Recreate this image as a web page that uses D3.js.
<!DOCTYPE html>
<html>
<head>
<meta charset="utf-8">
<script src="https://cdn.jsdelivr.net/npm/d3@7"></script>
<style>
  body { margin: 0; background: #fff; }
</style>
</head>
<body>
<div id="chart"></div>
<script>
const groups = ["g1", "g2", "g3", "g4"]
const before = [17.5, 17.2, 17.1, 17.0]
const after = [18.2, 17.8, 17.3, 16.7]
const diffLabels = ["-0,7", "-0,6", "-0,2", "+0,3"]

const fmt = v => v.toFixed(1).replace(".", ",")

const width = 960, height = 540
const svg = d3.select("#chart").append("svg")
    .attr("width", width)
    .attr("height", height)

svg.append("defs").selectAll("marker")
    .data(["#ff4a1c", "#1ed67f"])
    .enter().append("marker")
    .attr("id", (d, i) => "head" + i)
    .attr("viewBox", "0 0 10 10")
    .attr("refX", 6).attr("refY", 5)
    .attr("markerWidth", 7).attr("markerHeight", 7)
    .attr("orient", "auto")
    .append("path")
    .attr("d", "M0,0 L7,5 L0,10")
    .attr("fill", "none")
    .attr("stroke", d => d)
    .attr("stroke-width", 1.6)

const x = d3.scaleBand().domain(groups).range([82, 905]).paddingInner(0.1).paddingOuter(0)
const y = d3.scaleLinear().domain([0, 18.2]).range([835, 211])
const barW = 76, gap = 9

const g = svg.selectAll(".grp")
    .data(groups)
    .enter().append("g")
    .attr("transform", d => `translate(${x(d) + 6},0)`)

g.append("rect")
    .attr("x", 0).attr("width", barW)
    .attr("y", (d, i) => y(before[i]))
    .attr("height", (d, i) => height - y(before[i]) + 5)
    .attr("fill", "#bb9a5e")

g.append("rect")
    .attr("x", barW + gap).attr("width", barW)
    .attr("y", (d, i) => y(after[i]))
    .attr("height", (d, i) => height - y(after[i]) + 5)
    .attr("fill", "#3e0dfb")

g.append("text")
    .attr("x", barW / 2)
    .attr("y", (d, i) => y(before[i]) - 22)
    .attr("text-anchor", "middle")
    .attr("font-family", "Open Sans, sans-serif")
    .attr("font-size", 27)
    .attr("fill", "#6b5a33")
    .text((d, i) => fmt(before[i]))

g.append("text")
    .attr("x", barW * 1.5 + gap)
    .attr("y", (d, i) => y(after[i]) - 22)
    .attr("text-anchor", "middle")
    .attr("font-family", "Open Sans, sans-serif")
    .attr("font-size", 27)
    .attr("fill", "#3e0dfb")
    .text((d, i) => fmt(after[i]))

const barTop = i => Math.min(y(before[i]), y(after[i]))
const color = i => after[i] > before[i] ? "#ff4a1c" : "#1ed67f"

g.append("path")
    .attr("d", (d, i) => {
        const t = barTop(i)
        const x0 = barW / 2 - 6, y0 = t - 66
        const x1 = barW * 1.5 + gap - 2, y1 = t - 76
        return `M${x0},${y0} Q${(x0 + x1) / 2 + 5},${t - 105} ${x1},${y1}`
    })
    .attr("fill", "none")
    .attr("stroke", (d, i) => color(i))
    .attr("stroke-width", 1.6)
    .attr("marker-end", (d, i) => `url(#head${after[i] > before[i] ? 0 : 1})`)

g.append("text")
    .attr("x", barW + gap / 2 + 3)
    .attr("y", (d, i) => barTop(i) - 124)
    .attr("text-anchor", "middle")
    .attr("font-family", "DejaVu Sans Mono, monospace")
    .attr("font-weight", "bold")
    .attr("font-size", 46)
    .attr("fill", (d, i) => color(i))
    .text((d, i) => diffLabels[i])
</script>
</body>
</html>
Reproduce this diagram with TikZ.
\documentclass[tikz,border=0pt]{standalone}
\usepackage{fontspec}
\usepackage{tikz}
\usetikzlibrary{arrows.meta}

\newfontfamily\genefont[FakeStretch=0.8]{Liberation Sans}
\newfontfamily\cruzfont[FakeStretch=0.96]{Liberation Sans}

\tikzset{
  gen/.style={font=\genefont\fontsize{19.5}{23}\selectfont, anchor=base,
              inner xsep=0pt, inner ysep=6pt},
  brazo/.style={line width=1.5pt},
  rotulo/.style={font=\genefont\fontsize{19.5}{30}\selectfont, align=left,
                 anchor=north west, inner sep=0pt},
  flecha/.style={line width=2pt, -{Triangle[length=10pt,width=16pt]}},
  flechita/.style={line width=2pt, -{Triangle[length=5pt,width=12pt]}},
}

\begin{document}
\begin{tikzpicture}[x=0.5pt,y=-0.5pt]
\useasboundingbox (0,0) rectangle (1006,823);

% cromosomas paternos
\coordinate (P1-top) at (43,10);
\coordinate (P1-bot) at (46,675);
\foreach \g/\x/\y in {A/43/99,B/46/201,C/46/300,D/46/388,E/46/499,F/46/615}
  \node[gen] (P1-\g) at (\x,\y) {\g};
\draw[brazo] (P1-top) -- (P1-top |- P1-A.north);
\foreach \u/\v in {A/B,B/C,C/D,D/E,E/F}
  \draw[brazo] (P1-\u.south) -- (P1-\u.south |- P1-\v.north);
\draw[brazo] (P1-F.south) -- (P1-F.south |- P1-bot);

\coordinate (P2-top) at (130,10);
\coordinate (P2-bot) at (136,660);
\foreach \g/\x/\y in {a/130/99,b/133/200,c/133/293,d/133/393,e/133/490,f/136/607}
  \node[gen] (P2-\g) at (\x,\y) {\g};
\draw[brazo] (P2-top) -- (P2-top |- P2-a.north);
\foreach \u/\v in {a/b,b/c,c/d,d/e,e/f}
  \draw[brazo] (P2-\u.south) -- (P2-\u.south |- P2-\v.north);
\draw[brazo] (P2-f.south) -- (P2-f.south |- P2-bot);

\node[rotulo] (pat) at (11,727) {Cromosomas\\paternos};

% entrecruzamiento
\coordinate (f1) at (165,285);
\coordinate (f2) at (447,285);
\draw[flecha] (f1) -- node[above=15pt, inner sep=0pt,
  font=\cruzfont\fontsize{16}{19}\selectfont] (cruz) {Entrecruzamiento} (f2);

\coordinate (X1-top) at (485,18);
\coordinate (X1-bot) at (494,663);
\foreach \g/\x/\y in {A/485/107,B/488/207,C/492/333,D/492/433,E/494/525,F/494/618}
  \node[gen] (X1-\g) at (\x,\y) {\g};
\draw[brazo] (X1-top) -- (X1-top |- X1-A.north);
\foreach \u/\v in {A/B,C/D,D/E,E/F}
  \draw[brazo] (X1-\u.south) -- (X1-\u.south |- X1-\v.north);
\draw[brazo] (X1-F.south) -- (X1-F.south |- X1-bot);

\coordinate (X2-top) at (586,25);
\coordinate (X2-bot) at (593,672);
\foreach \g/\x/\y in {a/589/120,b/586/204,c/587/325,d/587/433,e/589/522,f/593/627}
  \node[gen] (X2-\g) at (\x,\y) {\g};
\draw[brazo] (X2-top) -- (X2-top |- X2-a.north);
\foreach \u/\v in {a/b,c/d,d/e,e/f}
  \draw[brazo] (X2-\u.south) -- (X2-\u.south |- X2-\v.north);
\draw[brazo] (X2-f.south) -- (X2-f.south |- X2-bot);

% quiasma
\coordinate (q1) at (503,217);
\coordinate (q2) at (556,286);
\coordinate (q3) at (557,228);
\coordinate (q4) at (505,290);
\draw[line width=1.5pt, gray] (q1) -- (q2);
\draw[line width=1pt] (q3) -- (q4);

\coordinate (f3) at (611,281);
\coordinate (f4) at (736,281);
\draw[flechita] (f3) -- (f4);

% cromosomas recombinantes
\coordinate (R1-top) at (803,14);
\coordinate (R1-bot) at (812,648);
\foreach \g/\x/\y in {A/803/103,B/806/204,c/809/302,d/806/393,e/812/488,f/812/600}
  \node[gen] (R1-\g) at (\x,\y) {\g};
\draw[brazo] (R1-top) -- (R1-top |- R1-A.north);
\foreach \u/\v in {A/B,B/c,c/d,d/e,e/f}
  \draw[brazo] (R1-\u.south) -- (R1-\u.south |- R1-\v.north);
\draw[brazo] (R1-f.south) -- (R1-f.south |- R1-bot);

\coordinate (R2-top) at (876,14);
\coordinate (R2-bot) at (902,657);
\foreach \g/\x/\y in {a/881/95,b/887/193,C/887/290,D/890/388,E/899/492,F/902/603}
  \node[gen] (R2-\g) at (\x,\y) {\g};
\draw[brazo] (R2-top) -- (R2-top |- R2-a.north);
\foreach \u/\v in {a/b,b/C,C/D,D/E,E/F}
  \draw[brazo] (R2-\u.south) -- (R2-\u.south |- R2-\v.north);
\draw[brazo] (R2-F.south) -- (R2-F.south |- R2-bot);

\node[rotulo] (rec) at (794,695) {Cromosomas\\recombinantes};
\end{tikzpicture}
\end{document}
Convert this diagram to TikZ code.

-=-=-

Task prompt: Restate word for word only the lines running from the beginning of the data to the line holding "const fmt = v", both included.

Task answer:
Recreate this image as a web page that uses D3.js.
<!DOCTYPE html>
<html>
<head>
<meta charset="utf-8">
<script src="https://cdn.jsdelivr.net/npm/d3@7"></script>
<style>
  body { margin: 0; background: #fff; }
</style>
</head>
<body>
<div id="chart"></div>
<script>
const groups = ["g1", "g2", "g3", "g4"]
const before = [17.5, 17.2, 17.1, 17.0]
const after = [18.2, 17.8, 17.3, 16.7]
const diffLabels = ["-0,7", "-0,6", "-0,2", "+0,3"]

const fmt = v => v.toFixed(1).replace(".", ",")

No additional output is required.